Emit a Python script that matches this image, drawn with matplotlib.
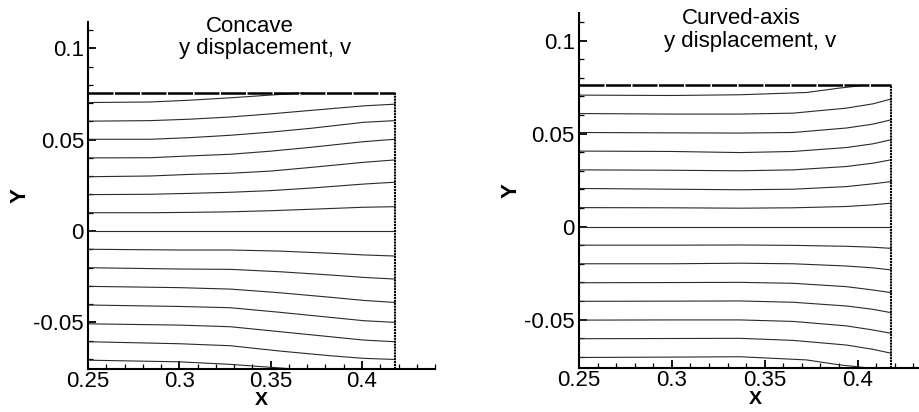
import numpy as np
import matplotlib.pyplot as plt
from matplotlib.ticker import MultipleLocator, FormatStrFormatter

plt.rcParams['font.family'] = ['Liberation Sans', 'DejaVu Sans']
plt.rcParams['axes.unicode_minus'] = False

####  Donnees  ####
# limite droite du domaine
x_bord = 0.418

# --- Concave ---
# moitie haute (lignes 0.06 -> 0.01)
concave_x_haut = [0.25, 0.284, 0.306, 0.328, 0.350, 0.372, 0.401, 0.418]
concave_lignes_haut = [
    [0.0601, 0.0604, 0.0612, 0.0624, 0.0641, 0.0660, 0.0685, 0.0694],
    [0.0502, 0.0502, 0.0511, 0.0524, 0.0541, 0.0562, 0.0595, 0.0604],
    [0.0400, 0.0401, 0.0411, 0.0420, 0.0437, 0.0458, 0.0489, 0.0502],
    [0.0297, 0.0301, 0.0310, 0.0316, 0.0328, 0.0348, 0.0376, 0.0389],
    [0.0199, 0.0201, 0.0206, 0.0212, 0.0221, 0.0235, 0.0257, 0.0267],
    [0.0100, 0.0100, 0.0102, 0.0105, 0.0111, 0.0119, 0.0130, 0.0133],
    [0.0, 0.0, 0.0, 0.0, 0.0, 0.0, 0.0, 0.0],
]
# moitie basse (lignes -0.01 -> -0.06)
concave_x_bas = [0.25, 0.30, 0.328, 0.355, 0.383, 0.401, 0.418]
concave_lignes_bas = [
    [-0.0100, -0.0104, -0.0104, -0.0110, -0.0122, -0.0131, -0.0137],
    [-0.0201, -0.0208, -0.0210, -0.0223, -0.0241, -0.0254, -0.0263],
    [-0.0303, -0.0310, -0.0318, -0.0338, -0.0363, -0.0380, -0.0391],
    [-0.0405, -0.0413, -0.0420, -0.0445, -0.0473, -0.0491, -0.0500],
    [-0.0508, -0.0515, -0.0524, -0.0551, -0.0579, -0.0597, -0.0606],
    [-0.0606, -0.0617, -0.0628, -0.0657, -0.0683, -0.0697, -0.0703],
]
concave_haut_x = [0.25, 0.284, 0.306, 0.328, 0.350, 0.368]
concave_haut_y = [0.0703, 0.0706, 0.0716, 0.0729, 0.0744, 0.0756]
concave_bas_x = [0.25, 0.30, 0.328, 0.364, 0.373]
concave_bas_y = [-0.0707, -0.0716, -0.0730, -0.0756, -0.0756]
concave_ymax = 0.0756
concave_ylim = (-0.0757, 0.1142)

# --- Curved-axis ---
courbe_x = [0.25, 0.30, 0.3366, 0.3652, 0.3939, 0.4082, 0.418]
courbe_lignes = [
    [0.0608, 0.0605, 0.0605, 0.0610, 0.0637, 0.0660, 0.0686],
    [0.0506, 0.0504, 0.0503, 0.0506, 0.0530, 0.0551, 0.0574],
    [0.0406, 0.0404, 0.0398, 0.0404, 0.0425, 0.0445, 0.0467],
    [0.0305, 0.0303, 0.0300, 0.0305, 0.0323, 0.0341, 0.0359],
    [0.0205, 0.0201, 0.0198, 0.0201, 0.0215, 0.0230, 0.0242],
    [0.0102, 0.0101, 0.0099, 0.0101, 0.0108, 0.0117, 0.0126],
    [0.0, 0.0, 0.0, 0.0, 0.0, 0.0, 0.0],
    [-0.0100, -0.0100, -0.0099, -0.0101, -0.0106, -0.0111, -0.0117],
    [-0.0200, -0.0200, -0.0197, -0.0200, -0.0212, -0.0222, -0.0233],
    [-0.0302, -0.0301, -0.0300, -0.0305, -0.0323, -0.0341, -0.0355],
    [-0.0402, -0.0401, -0.0400, -0.0407, -0.0427, -0.0445, -0.0463],
    [-0.0503, -0.0502, -0.0502, -0.0510, -0.0534, -0.0556, -0.0574],
    [-0.0603, -0.0602, -0.0601, -0.0612, -0.0637, -0.0660, -0.0681],
]
courbe_haut_x = [0.25, 0.30, 0.3366, 0.3724, 0.3904, 0.4027]
courbe_haut_y = [0.0707, 0.0705, 0.0709, 0.0721, 0.0745, 0.0759]
courbe_bas_x = [0.25, 0.30, 0.3366, 0.3724, 0.3904, 0.4047, 0.408]
courbe_bas_y = [-0.0704, -0.0702, -0.0700, -0.0717, -0.0744, -0.0759, -0.0759]
courbe_ymax = 0.0759
courbe_ylim = (-0.0759, 0.1147)

x_ticks = [0.25, 0.3, 0.35, 0.4]
y_ticks = [-0.05, 0, 0.05, 0.1]
######################


fig = plt.figure(figsize=(9.2, 4.12), dpi=100)
ax1 = fig.add_axes([0.0957, 0.1036, 0.3772, 0.8422])
ax2 = fig.add_axes([0.6293, 0.1075, 0.3837, 0.8602])

taille = 16
couleur = '#2a2a2a'


def panneau(ax, groupes, hx, hy, bx, by, ymax, ylim):
    for xs, lignes in groupes:
        for yl in lignes:
            ax.plot(xs, yl, color=couleur, lw=0.8)
    ax.plot(hx, hy, color=couleur, lw=0.8)
    ax.plot(bx, by, color=couleur, lw=0.8)
    # bords du domaine
    ax.plot([0.25, x_bord], [ymax, ymax], color='k', lw=1.8, ls=(0, (10, 0.6)))
    ax.plot([x_bord, x_bord], [ylim[0], ymax], color='k', lw=1.5, ls=(0, (1, 0.4)))

    ax.set_xlim(0.25, 0.44)
    ax.set_ylim(*ylim)
    for s in ['top', 'right']:
        ax.spines[s].set_visible(False)
    for s in ['left', 'bottom']:
        ax.spines[s].set_linewidth(1.5)
    ax.set_xticks(x_ticks)
    ax.set_yticks(y_ticks)
    ax.xaxis.set_minor_locator(MultipleLocator(0.01))
    ax.yaxis.set_minor_locator(MultipleLocator(0.01))
    ax.xaxis.set_major_formatter(FormatStrFormatter('%g'))
    ax.yaxis.set_major_formatter(FormatStrFormatter('%g'))
    ax.tick_params(which='major', direction='in', length=6, width=1.3,
                   labelsize=taille, pad=3)
    ax.tick_params(axis='x', which='major', pad=1.5)
    ax.tick_params(which='minor', direction='in', length=3.5, width=0.9)
    ax.tick_params(top=False, right=False, which='both')
    ax.set_xlabel('X', fontsize=14, fontweight='bold', labelpad=0)
    ax.set_ylabel('Y', fontsize=taille, fontweight='bold', labelpad=2)


panneau(ax1, [(concave_x_haut, concave_lignes_haut), (concave_x_bas, concave_lignes_bas)],
        concave_haut_x, concave_haut_y, concave_bas_x, concave_bas_y,
        concave_ymax, concave_ylim)
panneau(ax2, [(courbe_x, courbe_lignes)],
        courbe_haut_x, courbe_haut_y, courbe_bas_x, courbe_bas_y,
        courbe_ymax, courbe_ylim)

# titres (positions en pixels depuis le haut)
H = 412.0
W = 920.0
fig.text(250 / W, 1 - 32 / H, 'Concave', fontsize=taille, ha='center', va='baseline')
fig.text(265 / W, 1 - 54 / H, 'y displacement, v', fontsize=taille, ha='center', va='baseline')
fig.text(741 / W, 1 - 23.5 / H, 'Curved-axis', fontsize=taille, ha='center', va='baseline')
fig.text(750 / W, 1 - 46.5 / H, 'y displacement, v', fontsize=taille, ha='center', va='baseline')

fig.savefig('out.png', dpi=100)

** REQUIREMENTS **
Restate the whole listing above exactly, please, omitting every image.

** SOLUTION FOR THIS PROBLEM **
Emit a Python script that matches this image, drawn with matplotlib.
import numpy as np
import matplotlib.pyplot as plt
from matplotlib.ticker import MultipleLocator, FormatStrFormatter

plt.rcParams['font.family'] = ['Liberation Sans', 'DejaVu Sans']
plt.rcParams['axes.unicode_minus'] = False

####  Donnees  ####
# limite droite du domaine
x_bord = 0.418

# --- Concave ---
# moitie haute (lignes 0.06 -> 0.01)
concave_x_haut = [0.25, 0.284, 0.306, 0.328, 0.350, 0.372, 0.401, 0.418]
concave_lignes_haut = [
    [0.0601, 0.0604, 0.0612, 0.0624, 0.0641, 0.0660, 0.0685, 0.0694],
    [0.0502, 0.0502, 0.0511, 0.0524, 0.0541, 0.0562, 0.0595, 0.0604],
    [0.0400, 0.0401, 0.0411, 0.0420, 0.0437, 0.0458, 0.0489, 0.0502],
    [0.0297, 0.0301, 0.0310, 0.0316, 0.0328, 0.0348, 0.0376, 0.0389],
    [0.0199, 0.0201, 0.0206, 0.0212, 0.0221, 0.0235, 0.0257, 0.0267],
    [0.0100, 0.0100, 0.0102, 0.0105, 0.0111, 0.0119, 0.0130, 0.0133],
    [0.0, 0.0, 0.0, 0.0, 0.0, 0.0, 0.0, 0.0],
]
# moitie basse (lignes -0.01 -> -0.06)
concave_x_bas = [0.25, 0.30, 0.328, 0.355, 0.383, 0.401, 0.418]
concave_lignes_bas = [
    [-0.0100, -0.0104, -0.0104, -0.0110, -0.0122, -0.0131, -0.0137],
    [-0.0201, -0.0208, -0.0210, -0.0223, -0.0241, -0.0254, -0.0263],
    [-0.0303, -0.0310, -0.0318, -0.0338, -0.0363, -0.0380, -0.0391],
    [-0.0405, -0.0413, -0.0420, -0.0445, -0.0473, -0.0491, -0.0500],
    [-0.0508, -0.0515, -0.0524, -0.0551, -0.0579, -0.0597, -0.0606],
    [-0.0606, -0.0617, -0.0628, -0.0657, -0.0683, -0.0697, -0.0703],
]
concave_haut_x = [0.25, 0.284, 0.306, 0.328, 0.350, 0.368]
concave_haut_y = [0.0703, 0.0706, 0.0716, 0.0729, 0.0744, 0.0756]
concave_bas_x = [0.25, 0.30, 0.328, 0.364, 0.373]
concave_bas_y = [-0.0707, -0.0716, -0.0730, -0.0756, -0.0756]
concave_ymax = 0.0756
concave_ylim = (-0.0757, 0.1142)

# --- Curved-axis ---
courbe_x = [0.25, 0.30, 0.3366, 0.3652, 0.3939, 0.4082, 0.418]
courbe_lignes = [
    [0.0608, 0.0605, 0.0605, 0.0610, 0.0637, 0.0660, 0.0686],
    [0.0506, 0.0504, 0.0503, 0.0506, 0.0530, 0.0551, 0.0574],
    [0.0406, 0.0404, 0.0398, 0.0404, 0.0425, 0.0445, 0.0467],
    [0.0305, 0.0303, 0.0300, 0.0305, 0.0323, 0.0341, 0.0359],
    [0.0205, 0.0201, 0.0198, 0.0201, 0.0215, 0.0230, 0.0242],
    [0.0102, 0.0101, 0.0099, 0.0101, 0.0108, 0.0117, 0.0126],
    [0.0, 0.0, 0.0, 0.0, 0.0, 0.0, 0.0],
    [-0.0100, -0.0100, -0.0099, -0.0101, -0.0106, -0.0111, -0.0117],
    [-0.0200, -0.0200, -0.0197, -0.0200, -0.0212, -0.0222, -0.0233],
    [-0.0302, -0.0301, -0.0300, -0.0305, -0.0323, -0.0341, -0.0355],
    [-0.0402, -0.0401, -0.0400, -0.0407, -0.0427, -0.0445, -0.0463],
    [-0.0503, -0.0502, -0.0502, -0.0510, -0.0534, -0.0556, -0.0574],
    [-0.0603, -0.0602, -0.0601, -0.0612, -0.0637, -0.0660, -0.0681],
]
courbe_haut_x = [0.25, 0.30, 0.3366, 0.3724, 0.3904, 0.4027]
courbe_haut_y = [0.0707, 0.0705, 0.0709, 0.0721, 0.0745, 0.0759]
courbe_bas_x = [0.25, 0.30, 0.3366, 0.3724, 0.3904, 0.4047, 0.408]
courbe_bas_y = [-0.0704, -0.0702, -0.0700, -0.0717, -0.0744, -0.0759, -0.0759]
courbe_ymax = 0.0759
courbe_ylim = (-0.0759, 0.1147)

x_ticks = [0.25, 0.3, 0.35, 0.4]
y_ticks = [-0.05, 0, 0.05, 0.1]
######################


fig = plt.figure(figsize=(9.2, 4.12), dpi=100)
ax1 = fig.add_axes([0.0957, 0.1036, 0.3772, 0.8422])
ax2 = fig.add_axes([0.6293, 0.1075, 0.3837, 0.8602])

taille = 16
couleur = '#2a2a2a'


def panneau(ax, groupes, hx, hy, bx, by, ymax, ylim):
    for xs, lignes in groupes:
        for yl in lignes:
            ax.plot(xs, yl, color=couleur, lw=0.8)
    ax.plot(hx, hy, color=couleur, lw=0.8)
    ax.plot(bx, by, color=couleur, lw=0.8)
    # bords du domaine
    ax.plot([0.25, x_bord], [ymax, ymax], color='k', lw=1.8, ls=(0, (10, 0.6)))
    ax.plot([x_bord, x_bord], [ylim[0], ymax], color='k', lw=1.5, ls=(0, (1, 0.4)))

    ax.set_xlim(0.25, 0.44)
    ax.set_ylim(*ylim)
    for s in ['top', 'right']:
        ax.spines[s].set_visible(False)
    for s in ['left', 'bottom']:
        ax.spines[s].set_linewidth(1.5)
    ax.set_xticks(x_ticks)
    ax.set_yticks(y_ticks)
    ax.xaxis.set_minor_locator(MultipleLocator(0.01))
    ax.yaxis.set_minor_locator(MultipleLocator(0.01))
    ax.xaxis.set_major_formatter(FormatStrFormatter('%g'))
    ax.yaxis.set_major_formatter(FormatStrFormatter('%g'))
    ax.tick_params(which='major', direction='in', length=6, width=1.3,
                   labelsize=taille, pad=3)
    ax.tick_params(axis='x', which='major', pad=1.5)
    ax.tick_params(which='minor', direction='in', length=3.5, width=0.9)
    ax.tick_params(top=False, right=False, which='both')
    ax.set_xlabel('X', fontsize=14, fontweight='bold', labelpad=0)
    ax.set_ylabel('Y', fontsize=taille, fontweight='bold', labelpad=2)


panneau(ax1, [(concave_x_haut, concave_lignes_haut), (concave_x_bas, concave_lignes_bas)],
        concave_haut_x, concave_haut_y, concave_bas_x, concave_bas_y,
        concave_ymax, concave_ylim)
panneau(ax2, [(courbe_x, courbe_lignes)],
        courbe_haut_x, courbe_haut_y, courbe_bas_x, courbe_bas_y,
        courbe_ymax, courbe_ylim)

# titres (positions en pixels depuis le haut)
H = 412.0
W = 920.0
fig.text(250 / W, 1 - 32 / H, 'Concave', fontsize=taille, ha='center', va='baseline')
fig.text(265 / W, 1 - 54 / H, 'y displacement, v', fontsize=taille, ha='center', va='baseline')
fig.text(741 / W, 1 - 23.5 / H, 'Curved-axis', fontsize=taille, ha='center', va='baseline')
fig.text(750 / W, 1 - 46.5 / H, 'y displacement, v', fontsize=taille, ha='center', va='baseline')

fig.savefig('out.png', dpi=100)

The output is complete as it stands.